El jefe de policía ha participado en muchas incursiones de reconocimiento junto con los estadounidenses, y cuenta cómo vigilaron en una ocasión una casa donde estaban convencidos de que se hallaban Osama Bin Laden y el ulema Omar. Sin embargo, no encontraron a ninguno de los dos. Las incursiones prosiguen, pero se llevan con mucho secretismo, y Mustafá no les puede decir nada más al respecto. Bob pregunta si él y su intérprete pueden participar en una incursión alguna noche, pero el jefe de policía simplemente se ríe:
—No, estas incursiones son
top secret,
así lo quieren los norteamericanos. Por mucho que insistas, joven, no te puedo llevar.
Bob y Tajmir se despiden, no sin ser avisados primero por Mustafá:
—No salgan después del anochecer si no quieren que los hombres de Khan les asalten.
Prevenidos por ambos bandos, los dos viajeros dirigen sus pasos a la fonda local de kebab, un local grande con cojines sobre los bancos. Tajmir pide
pilau
y kebab, mientras Bob solamente quiere huevos hervidos con pan; tiene miedo a los parásitos y a las bacterias del lugar. Comen deprisa y vuelven rápidamente a su hotel antes de que empiece a atardecer. En esta ciudad todo es posible y es mejor tomar precauciones. Una mirada ceñuda hacia Bob por parte de un transeúnte es suficiente para que Tajmir se sienta mal. En esta zona hay un precio por la cabeza de los norteamericanos, cincuenta mil dólares se paga a quien mate a uno.
Una reja pesada delante de la puerta de su hotel —que es el único en la ciudad— se abre y se cierra tras su paso. Desde la seguridad del establecimiento contemplan Khost, una ciudad con tiendas cerradas, policías enmascarados y simpatizantes de Al Qaeda.

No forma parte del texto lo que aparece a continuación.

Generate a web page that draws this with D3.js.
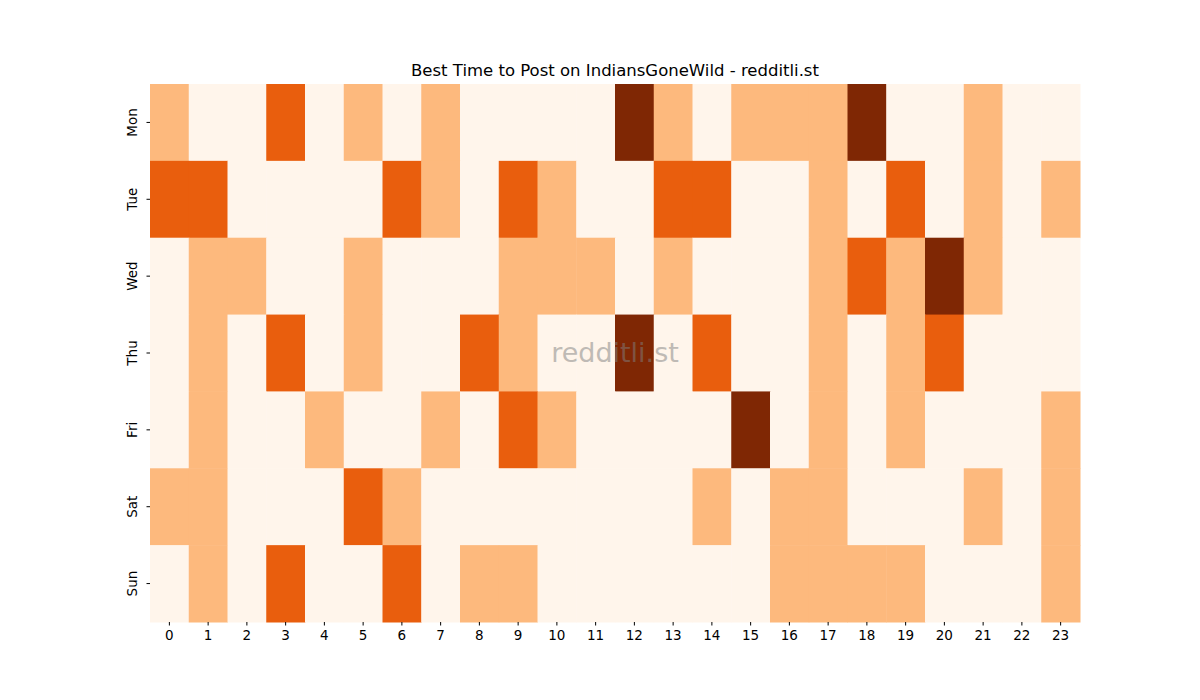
<!DOCTYPE html>
<html>
<head>
<meta charset="utf-8">
<script src="https://cdn.jsdelivr.net/npm/d3@7"></script>
<style>
  body { margin: 0; background: #fff; }
  text { font-family: "DejaVu Sans", sans-serif; }
</style>
</head>
<body>
<svg id="chart" width="1200" height="700"></svg>
<script>
// Data
const days = ["Mon", "Tue", "Wed", "Thu", "Fri", "Sat", "Sun"];
const hours = d3.range(24);

// levels per hour 0..23 for each day (0 = lowest, 3 = highest)
const mon = [1,0,0,2,0,1,0,1,0,0,0,0,3,1,0,1,1,1,3,0,0,1,0,0];
const tue = [2,2,0,0,0,0,2,1,0,2,1,0,0,2,2,0,0,1,0,2,0,1,0,1];
const wed = [0,1,1,0,0,1,0,0,0,1,1,1,0,1,0,0,0,1,2,1,3,1,0,0];
const thu = [0,1,0,2,0,1,0,0,2,1,0,0,3,0,2,0,0,1,0,1,2,0,0,0];
const fri = [0,1,0,0,1,0,0,1,0,2,1,0,0,0,0,3,0,1,0,1,0,0,0,1];
const sat = [1,1,0,0,0,2,1,0,0,0,0,0,0,0,1,0,1,1,0,0,0,1,0,1];
const sun = [0,1,0,2,0,0,2,0,1,1,0,0,0,0,0,0,1,1,1,1,0,0,0,1];
const rows = [mon, tue, wed, thu, fri, sat, sun];

const cells = [];
rows.forEach((r, i) => r.forEach((v, h) => cells.push({ day: days[i], hour: h, value: v })));

// Layout
const margin = { top: 84, right: 120, bottom: 78, left: 150 };
const width = 1200 - margin.left - margin.right;
const height = 700 - margin.top - margin.bottom;

const svg = d3.select("#chart");
const g = svg.append("g").attr("transform", `translate(${margin.left},${margin.top})`);

const x = d3.scaleBand().domain(hours).range([0, width]);
const y = d3.scaleBand().domain(days).range([0, height]);
const color = d3.scaleOrdinal().domain([0, 1, 2, 3])
    .range(["#fff5eb", "#fdb97d", "#e95e0d", "#7f2704"]);

g.selectAll("rect")
    .data(cells)
    .join("rect")
    .attr("x", d => x(d.hour))
    .attr("y", d => y(d.day))
    .attr("width", x.bandwidth() + 0.5)
    .attr("height", y.bandwidth() + 0.5)
    .attr("fill", d => color(d.value));

// Axes
const xAxis = g.append("g")
    .attr("transform", `translate(0,${height})`)
    .call(d3.axisBottom(x).tickSize(3.5).tickPadding(5));
xAxis.select(".domain").remove();
xAxis.selectAll("text").style("font-size", "13.5px").attr("fill", "#000");

const yAxis = g.append("g")
    .call(d3.axisLeft(y).tickSize(3.5).tickPadding(5));
yAxis.select(".domain").remove();
yAxis.selectAll("text")
    .style("font-size", "13.5px")
    .attr("fill", "#000")
    .attr("text-anchor", "middle")
    .attr("transform", "rotate(-90)")
    .attr("x", 0)
    .attr("y", -15)
    .attr("dy", "0.32em");
// put rotated labels at tick position
yAxis.selectAll(".tick text").attr("transform", "rotate(-90)").attr("x", 0).attr("y", -17);

// Title
svg.append("text")
    .attr("x", margin.left + width / 2)
    .attr("y", 76)
    .attr("text-anchor", "middle")
    .style("font-size", "16.5px")
    .text("Best Time to Post on IndiansGoneWild - redditli.st");

// Watermark
svg.append("text")
    .attr("x", margin.left + width / 2)
    .attr("y", margin.top + height / 2 + 9)
    .attr("text-anchor", "middle")
    .style("font-size", "27px")
    .attr("fill", "#808080")
    .attr("opacity", 0.5)
    .text("redditli.st");
</script>
</body>
</html>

Suben a la terraza para instalar el teléfono vía satélite de Bob. Pasa un helicóptero y el periodista pretende averiguar a dónde va. Una decena de los soldados del hotel se han unido a Bob y Tajmir, y miran boquiabiertos el teléfono inalámbrico del norteamericano.
—¿Habla con América? —pregunta el que parece ser el jefe, un hombre delgado con turbante, túnica y sandalias. Tajmir le dice que sí, y los soldados siguen a Bob con la mirada. Tajmir intenta charlar un poco, pero ellos sólo tienen ojos para el teléfono y quieren saber cómo funciona. Apenas han visto un teléfono en su vida y uno de ellos exclama con expresión triste:
—¿Sabes cuál es nuestro problema? Que sabemos todo sobre cómo usar nuestras armas, pero no sabemos llamar por teléfono.
Después de la conversación telefónica, Bob y Tajmir bajan de la terraza, los soldados les siguen y el periodista pregunta en voz baja a su intérprete:
—¿Estos hombres son los que nos van a asaltar en el momento que les demos la espalda?
Los soldados portan sendos Kaláshnikov, y algunos de ellos, además, largas bayonetas. Los dos viajeros se sientan en un sofá del vestíbulo, debajo de un extraño póster enmarcado en el que aparecen las dos torres del World Trade Center todavía intactas. Pero detrás de ellas no se ve el horizonte de Nueva York, sino enormes cimas de montañas, y en un primer plano se ha añadido el verde de un pequeño parque con flores rojas. En esta imagen, Nueva York parece una ciudad en miniatura, construida con Lego y puesta delante de una monumental cadena de montañas.